I’m sure your theory does a great job at explaining why alcohol prices reached infinity during prohibition (after all demand continued unabated, but supply was exactly zero by government decree). Great job… if we needed theories to explain events that never happened.
But my larger point was that, to whatever extent we say “Can’t really tell who that tax falls upon,” to that extent it becomes more and more difficult to say whether the tax really represents a high marginal tax rate or not.
Sure, it becomes harder to tell who bears the major burden of the tax, but we know the magnitude of it and that it will fall somewhere and discourage production in some way, even if not directly for the product in question, as you point out in your imaginary cigarettes example. I don’t see how this prevents us from saying what the marginal tax rate is, or that higher taxes discourage production.
“Sure, it becomes harder to tell who bears the major burden of the tax…”
Right. Then you no longer know what the marginal rate of the economic incidence of the tax is. You only know the marginal rate of the legal incidence.
If I may be so bold, to put government into an Austrian context… government is a buyer and seller at the marketplace just like any other. Government sells services, well actually government sells only one service which is institutionalized violence (or to be more precise you buy the opportunity for favorable treatment in the face of institutionalized violence).
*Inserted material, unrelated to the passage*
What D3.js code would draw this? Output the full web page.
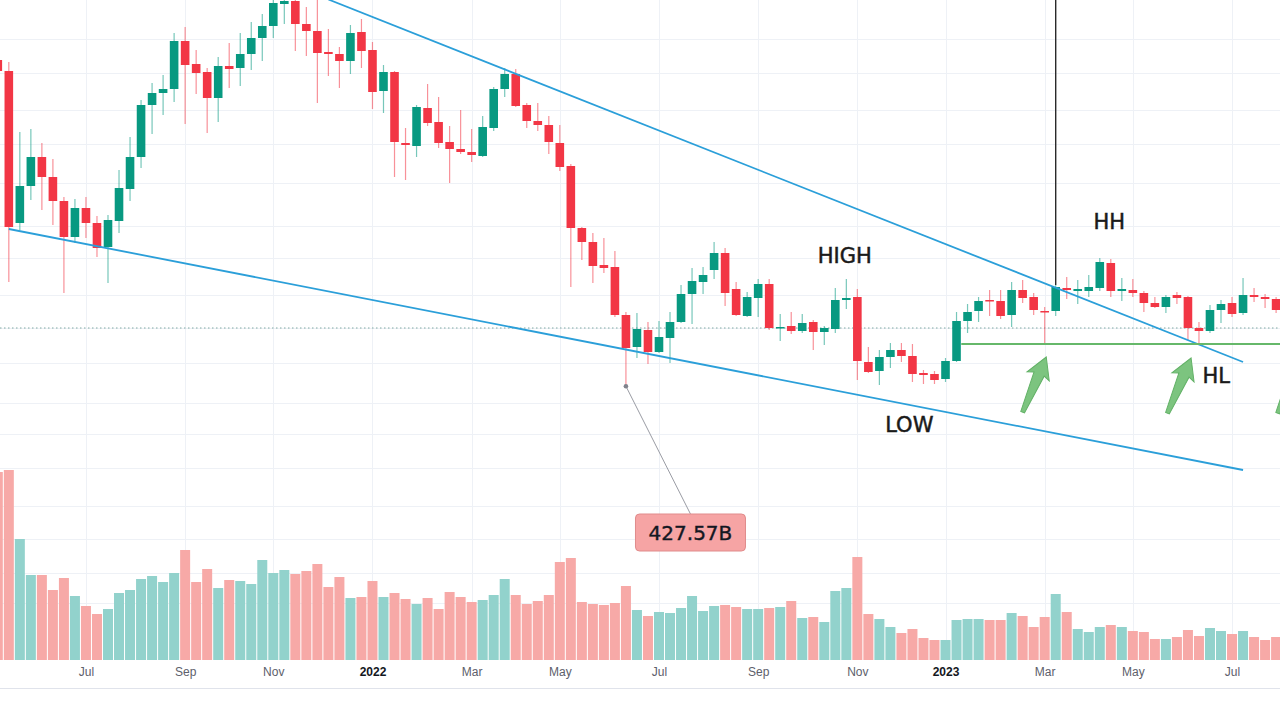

The polite way to say this is “monopoly on the use of force” and the common man’s way to say it is “protection racket” but either way, it is in fact a service, and it is a service that you want. It is a rather special service because it tends towards a natural monopoly, but not entirely towards a monopoly (there is no world government yet). Thus government comes to the marketplace just like everyone else, and Joe the fruit farmer says, “Who wants to buy my fruit?” but government says, “Ya need protection!”
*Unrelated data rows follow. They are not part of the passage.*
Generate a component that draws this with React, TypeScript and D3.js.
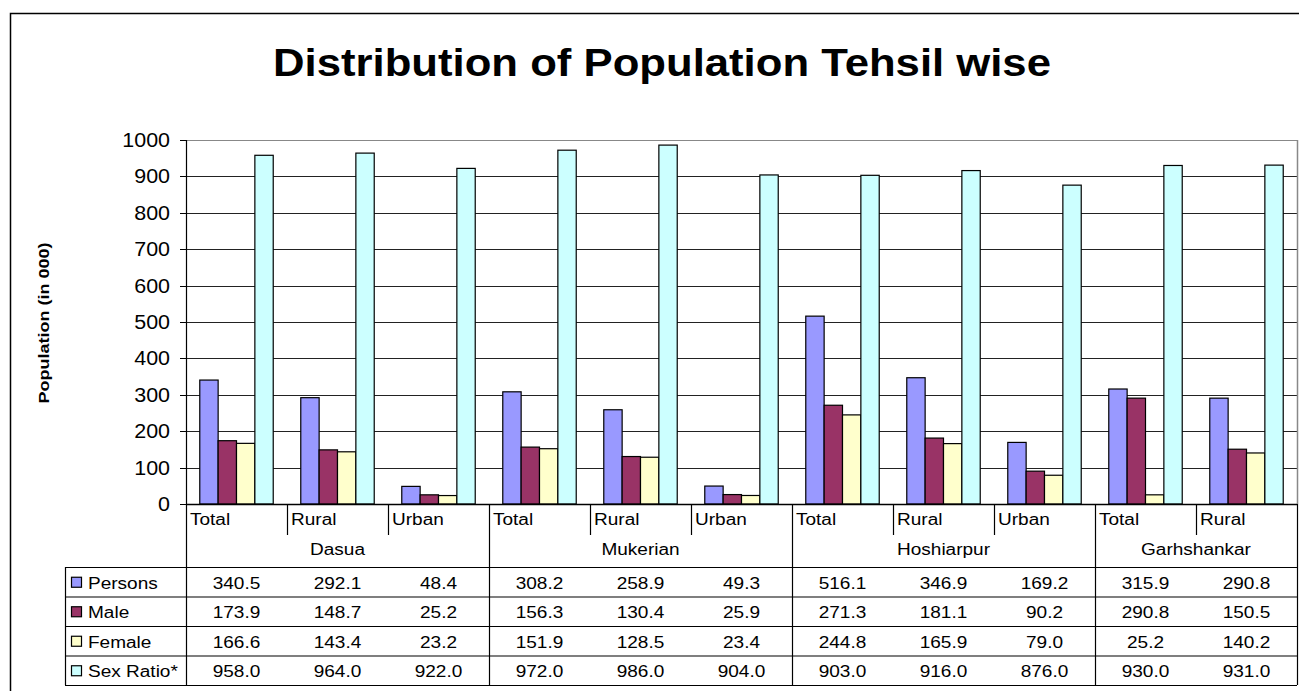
import React from "react";
import * as d3 from "d3";

const tehsils = ["Dasua", "Mukerian", "Hoshiarpur", "Garhshankar"];
const categories = [
  { tehsil: "Dasua", area: "Total" },
  { tehsil: "Dasua", area: "Rural" },
  { tehsil: "Dasua", area: "Urban" },
  { tehsil: "Mukerian", area: "Total" },
  { tehsil: "Mukerian", area: "Rural" },
  { tehsil: "Mukerian", area: "Urban" },
  { tehsil: "Hoshiarpur", area: "Total" },
  { tehsil: "Hoshiarpur", area: "Rural" },
  { tehsil: "Hoshiarpur", area: "Urban" },
  { tehsil: "Garhshankar", area: "Total" },
  { tehsil: "Garhshankar", area: "Rural" },
];
const seriesNames = ["Persons", "Male", "Female", "Sex Ratio*"];
const seriesColors = ["#9999FF", "#993366", "#FFFFCC", "#CCFFFF"];
const persons = [340.5, 292.1, 48.4, 308.2, 258.9, 49.3, 516.1, 346.9, 169.2, 315.9, 290.8];
const male = [173.9, 148.7, 25.2, 156.3, 130.4, 25.9, 271.3, 181.1, 90.2, 290.8, 150.5];
const female = [166.6, 143.4, 23.2, 151.9, 128.5, 23.4, 244.8, 165.9, 79.0, 25.2, 140.2];
const sexRatio = [958.0, 964.0, 922.0, 972.0, 986.0, 904.0, 903.0, 916.0, 876.0, 930.0, 931.0];
const seriesValues = [persons, male, female, sexRatio];
const yTicks = [0, 100, 200, 300, 400, 500, 600, 700, 800, 900, 1000];

const FONT = "'Liberation Sans', Arial, sans-serif";

export default function App() {
  const W = 1299, H = 691;
  const plotLeft = 186, plotRight = 1297, plotTop = 140, plotBottom = 504;
  const y = d3.scaleLinear().domain([0, 1000]).range([plotBottom, plotTop]);
  const x = d3.scaleBand<number>().domain(d3.range(categories.length)).range([plotLeft, plotRight]).padding(0);
  const xs = d3.scaleBand<number>().domain(d3.range(seriesNames.length)).range([0, x.bandwidth()]).paddingInner(0).paddingOuter(0.75);
  const rows = d3.scaleBand<number>().domain(d3.range(seriesNames.length)).range([567, 685]);
  const legendLeft = 65;
  const sx = 1.1;
  const fs = 17.3;

  const groups = tehsils.map((t) => {
    const idx = categories.map((c, i) => (c.tehsil === t ? i : -1)).filter((i) => i >= 0);
    const x0 = x(idx[0])!;
    const x1 = x(idx[idx.length - 1])! + x.bandwidth();
    return { t, x0, x1 };
  });

  const fmt = d3.format(".1f");

  return (
    <svg width={W} height={H} style={{ position: "absolute", left: 0, top: 0, background: "#fff" }} fontFamily={FONT}>
      <rect x={0} y={0} width={W} height={H} fill="#fff" />
      <path d={`M10.5,${H + 5} V13.5 H${W + 5}`} fill="none" stroke="#000" strokeWidth={1.5} />
      <text transform={`translate(662,76) scale(1.12,1)`} textAnchor="middle" fontSize={39} fontWeight="bold" fill="#000">
        Distribution of Population Tehsil wise
      </text>
      <text transform={`translate(49,323) rotate(-90) scale(1.2,1)`} textAnchor="middle" fontSize={15} fontWeight="bold" fill="#000">
        Population (in 000)
      </text>
      {yTicks.map((t) => (
        <line key={"g" + t} x1={plotLeft} x2={plotRight} y1={Math.round(y(t)) + 0.5} y2={Math.round(y(t)) + 0.5}
          stroke={t === 1000 ? "#888" : "#222"} strokeWidth={1} />
      ))}
      <line x1={plotRight + 0.5} x2={plotRight + 0.5} y1={plotTop} y2={plotBottom} stroke="#888" strokeWidth={1.5} />
      {yTicks.map((t) => (
        <g key={"t" + t}>
          <line x1={plotLeft - 6} x2={plotLeft} y1={Math.round(y(t)) + 0.5} y2={Math.round(y(t)) + 0.5} stroke="#000" />
          <text transform={`translate(170,${y(t) + 7}) scale(${sx},1)`} textAnchor="end" fontSize={19.5} fill="#000">
            {t}
          </text>
        </g>
      ))}
      {seriesValues.map((vals, si) =>
        vals.map((v, ci) => (
          <rect key={`b${si}-${ci}`} x={x(ci)! + xs(si)!} y={y(v)} width={xs.bandwidth()} height={plotBottom - y(v)}
            fill={seriesColors[si]} stroke="#000" strokeWidth={1.2} />
        ))
      )}
      <line x1={plotLeft + 0.5} x2={plotLeft + 0.5} y1={plotTop} y2={685} stroke="#000" strokeWidth={1.2} />
      <line x1={plotLeft} x2={plotRight} y1={plotBottom + 0.5} y2={plotBottom + 0.5} stroke="#000" strokeWidth={1.5} />
      {categories.map((c, i) => {
        const x0 = x(i)!;
        const isGroupEnd = i === categories.length - 1 || categories[i + 1].tehsil !== c.tehsil;
        return (
          <g key={"c" + i}>
            <text transform={`translate(${x0 + 4},525) scale(${sx},1)`} fontSize={fs} fill="#000">
              {c.area}
            </text>
            <line x1={x0 + x.bandwidth() + 0.5} x2={x0 + x.bandwidth() + 0.5} y1={plotBottom} y2={isGroupEnd ? 685 : 535}
              stroke="#000" strokeWidth={1.2} />
          </g>
        );
      })}
      {groups.map((g) => (
        <text key={g.t} transform={`translate(${(g.x0 + g.x1) / 2},555) scale(${sx},1)`} textAnchor="middle" fontSize={fs} fill="#000">
          {g.t}
        </text>
      ))}
      <line x1={legendLeft} x2={plotRight} y1={rows(0)! + 0.5} y2={rows(0)! + 0.5} stroke="#000" strokeWidth={1.2} />
      <line x1={legendLeft + 0.5} x2={legendLeft + 0.5} y1={rows(0)!} y2={685} stroke="#000" strokeWidth={1.2} />
      {seriesNames.map((name, si) => {
        const top = rows(si)!;
        const bottom = top + rows.bandwidth();
        const mid = top + rows.bandwidth() / 2;
        return (
          <g key={"r" + si}>
            <line x1={legendLeft} x2={plotRight} y1={bottom + 0.5} y2={bottom + 0.5} stroke="#000" strokeWidth={1.2} />
            <rect x={71.5} y={mid - 4.5} width={10} height={10} fill={seriesColors[si]} stroke="#000" strokeWidth={1.2} />
            <text transform={`translate(88,${mid + 7}) scale(${sx},1)`} fontSize={fs} fill="#000">
              {name}
            </text>
            {seriesValues[si].map((v, ci) => (
              <text key={ci} transform={`translate(${x(ci)! + x.bandwidth() / 2},${mid + 7}) scale(${sx},1)`}
                textAnchor="middle" fontSize={fs} fill="#000">
                {fmt(v)}
              </text>
            ))}
          </g>
        );
      })}
    </svg>
  );
}
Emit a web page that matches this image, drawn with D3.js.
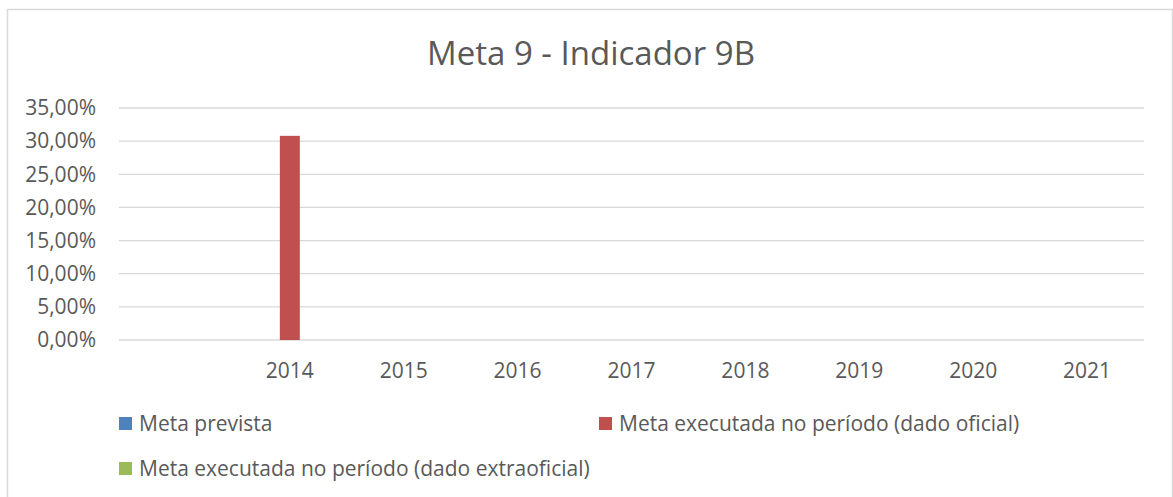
<!DOCTYPE html>
<html>
<head>
<meta charset="utf-8">
<script src="https://cdn.jsdelivr.net/npm/d3@7"></script>
<style>
  body { margin: 0; background: #fff; }
  text { font-family: "Open Sans", sans-serif; fill: #595959; }
</style>
</head>
<body>
<div class="chart"></div>
<script>
const categories = ["", "2014", "2015", "2016", "2017", "2018", "2019", "2020", "2021"];
const seriesNames = ["Meta prevista", "Meta executada no período (dado oficial)", "Meta executada no período (dado extraoficial)"];
const seriesColors = ["#4f81bd", "#c0504d", "#9bbb59"];
const metaPrevista = [null, null, null, null, null, null, null, null, null];
const metaOficial = [null, 30.8, null, null, null, null, null, null, null];
const metaExtraoficial = [null, null, null, null, null, null, null, null, null];
const yTicks = [0, 5, 10, 15, 20, 25, 30, 35];

function create_chart(){
	const width = 1173;
	const height = 497;
	const svg = d3.select('.chart')
		.append('svg')
		.attr('width', width)
		.attr('height', height)

	// outer frame
	svg.append('rect')
		.attr('x', 7.5).attr('y', 9.5)
		.attr('width', 1165).attr('height', 520)
		.attr('fill', 'none')
		.attr('stroke', '#d9d9d9')
		.attr('stroke-width', 1.5)

	svg.append('text')
		.attr('x', 591).attr('y', 65)
		.attr('text-anchor', 'middle')
		.attr('font-size', '33px')
		.text('Meta 9 - Indicador 9B')

	const x0 = d3.scaleBand().domain(categories).range([119, 1144]);
	const x1 = d3.scaleBand().domain(seriesNames).range([0, x0.bandwidth()]).paddingOuter(1.35);
	const y = d3.scaleLinear().domain([0, 35]).range([340, 108]);

	// gridlines
	svg.append('g')
		.selectAll('line')
		.data(yTicks)
		.enter()
		.append('line')
		.attr('x1', 119).attr('x2', 1144)
		.attr('y1', d => y(d)).attr('y2', d => y(d))
		.attr('stroke', '#d9d9d9')
		.attr('stroke-width', 1.3)

	const yAxis = svg.append('g')
		.attr('transform', 'translate(96,0)')
		.call(d3.axisLeft(y).tickValues(yTicks).tickSize(0).tickPadding(0)
			.tickFormat(d => d3.format('.2f')(d).replace('.', ',') + '%'))
	yAxis.select('.domain').remove()
	yAxis.selectAll('text').attr('font-size', '21px').attr('fill', '#595959').style('font-family', '"Open Sans", sans-serif')

	const xAxis = svg.append('g')
		.attr('transform', 'translate(0,340)')
		.call(d3.axisBottom(x0).tickSize(0).tickPadding(23))
	xAxis.select('.domain').remove()
	xAxis.selectAll('text').attr('font-size', '21px').attr('fill', '#595959').style('font-family', '"Open Sans", sans-serif')

	const series = [metaPrevista, metaOficial, metaExtraoficial];
	series.forEach(function(values, i){
		svg.append('g')
			.selectAll('rect')
			.data(values.map((v, j) => ({cat: categories[j], v: v})).filter(d => d.v != null))
			.enter()
			.append('rect')
			.attr('x', d => x0(d.cat) + x1(seriesNames[i]))
			.attr('y', d => y(d.v))
			.attr('width', x1.bandwidth())
			.attr('height', d => y(0) - y(d.v))
			.attr('fill', seriesColors[i])
	})

	// legend
	const legendPos = [[119, 417], [599, 417], [119, 462]];
	const legend = svg.append('g')
		.selectAll('g')
		.data(seriesNames)
		.enter()
		.append('g')
		.attr('transform', (d, i) => `translate(${legendPos[i][0]},${legendPos[i][1]})`)
	legend.append('rect')
		.attr('width', 13).attr('height', 13)
		.attr('fill', (d, i) => seriesColors[i])
	legend.append('text')
		.attr('x', 20).attr('y', 14)
		.attr('font-size', '21px')
		.text(d => d)
}

create_chart();
</script>
</body>
</html>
Now, back to the question at hand. The rich have more to lose should the waste product hit the rotational air propulsion mechanism. Thus, the rich have more demand for the product and thus they pay more. A poor man dealing drugs in a bad neighborhood might bribe a cop here and there but basically he has nothing to gain by paying tax. Thus, we can say that there is a natural rate of tax based on what people have, what they can afford to pay and what they stand to lose.
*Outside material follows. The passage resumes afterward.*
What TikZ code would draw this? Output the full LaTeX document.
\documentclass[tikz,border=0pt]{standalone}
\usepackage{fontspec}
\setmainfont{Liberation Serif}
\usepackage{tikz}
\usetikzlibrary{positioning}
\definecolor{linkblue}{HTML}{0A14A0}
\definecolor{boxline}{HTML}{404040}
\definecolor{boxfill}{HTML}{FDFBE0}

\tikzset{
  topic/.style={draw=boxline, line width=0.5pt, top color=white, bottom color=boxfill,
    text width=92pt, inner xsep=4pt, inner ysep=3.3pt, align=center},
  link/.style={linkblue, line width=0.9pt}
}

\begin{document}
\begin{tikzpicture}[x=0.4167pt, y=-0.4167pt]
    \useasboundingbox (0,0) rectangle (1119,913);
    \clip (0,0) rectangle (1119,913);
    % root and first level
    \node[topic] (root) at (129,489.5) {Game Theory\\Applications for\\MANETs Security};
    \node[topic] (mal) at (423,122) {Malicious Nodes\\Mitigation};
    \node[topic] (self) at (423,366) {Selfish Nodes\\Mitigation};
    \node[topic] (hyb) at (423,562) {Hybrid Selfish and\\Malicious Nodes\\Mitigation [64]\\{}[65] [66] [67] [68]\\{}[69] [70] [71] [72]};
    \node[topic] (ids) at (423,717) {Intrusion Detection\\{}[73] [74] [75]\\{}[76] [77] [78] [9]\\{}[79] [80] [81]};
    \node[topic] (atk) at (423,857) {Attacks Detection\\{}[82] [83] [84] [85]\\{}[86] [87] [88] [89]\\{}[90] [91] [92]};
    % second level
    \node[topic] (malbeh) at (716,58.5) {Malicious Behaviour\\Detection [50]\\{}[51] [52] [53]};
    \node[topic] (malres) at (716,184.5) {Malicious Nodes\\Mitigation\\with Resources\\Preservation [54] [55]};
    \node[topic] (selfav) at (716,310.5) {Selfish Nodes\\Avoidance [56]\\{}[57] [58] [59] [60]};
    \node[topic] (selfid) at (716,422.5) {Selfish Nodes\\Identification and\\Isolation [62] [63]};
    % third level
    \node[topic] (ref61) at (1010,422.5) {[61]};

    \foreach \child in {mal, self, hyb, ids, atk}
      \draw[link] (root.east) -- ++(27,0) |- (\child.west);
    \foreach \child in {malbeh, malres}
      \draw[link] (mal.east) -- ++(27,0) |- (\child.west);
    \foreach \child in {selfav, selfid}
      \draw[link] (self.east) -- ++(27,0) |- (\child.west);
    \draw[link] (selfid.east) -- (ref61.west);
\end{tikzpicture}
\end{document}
I’ll also point out that if government offers high quality judicial rulings, this actually improves the value proposition of the protection service, so it’s worth paying more tax for a non-corrupt government than for a corrupt government. In the converse, if people who widely believed their government was of a high quality come to discover that it is more corrupt than they previously believed then the new information reduces the value proposition of paying tax.
Feel free to expand on this basis, or mangle it around to suit the argument wherever necessary,
Anyway, I recommend bribing Gene’s ISP to disconnect his blog.
An excellent idea if it wasn’t for the competitive free market. I’d threaten to host it myself if that also meant getting bribes from you not to host it. I love getting paid for not working.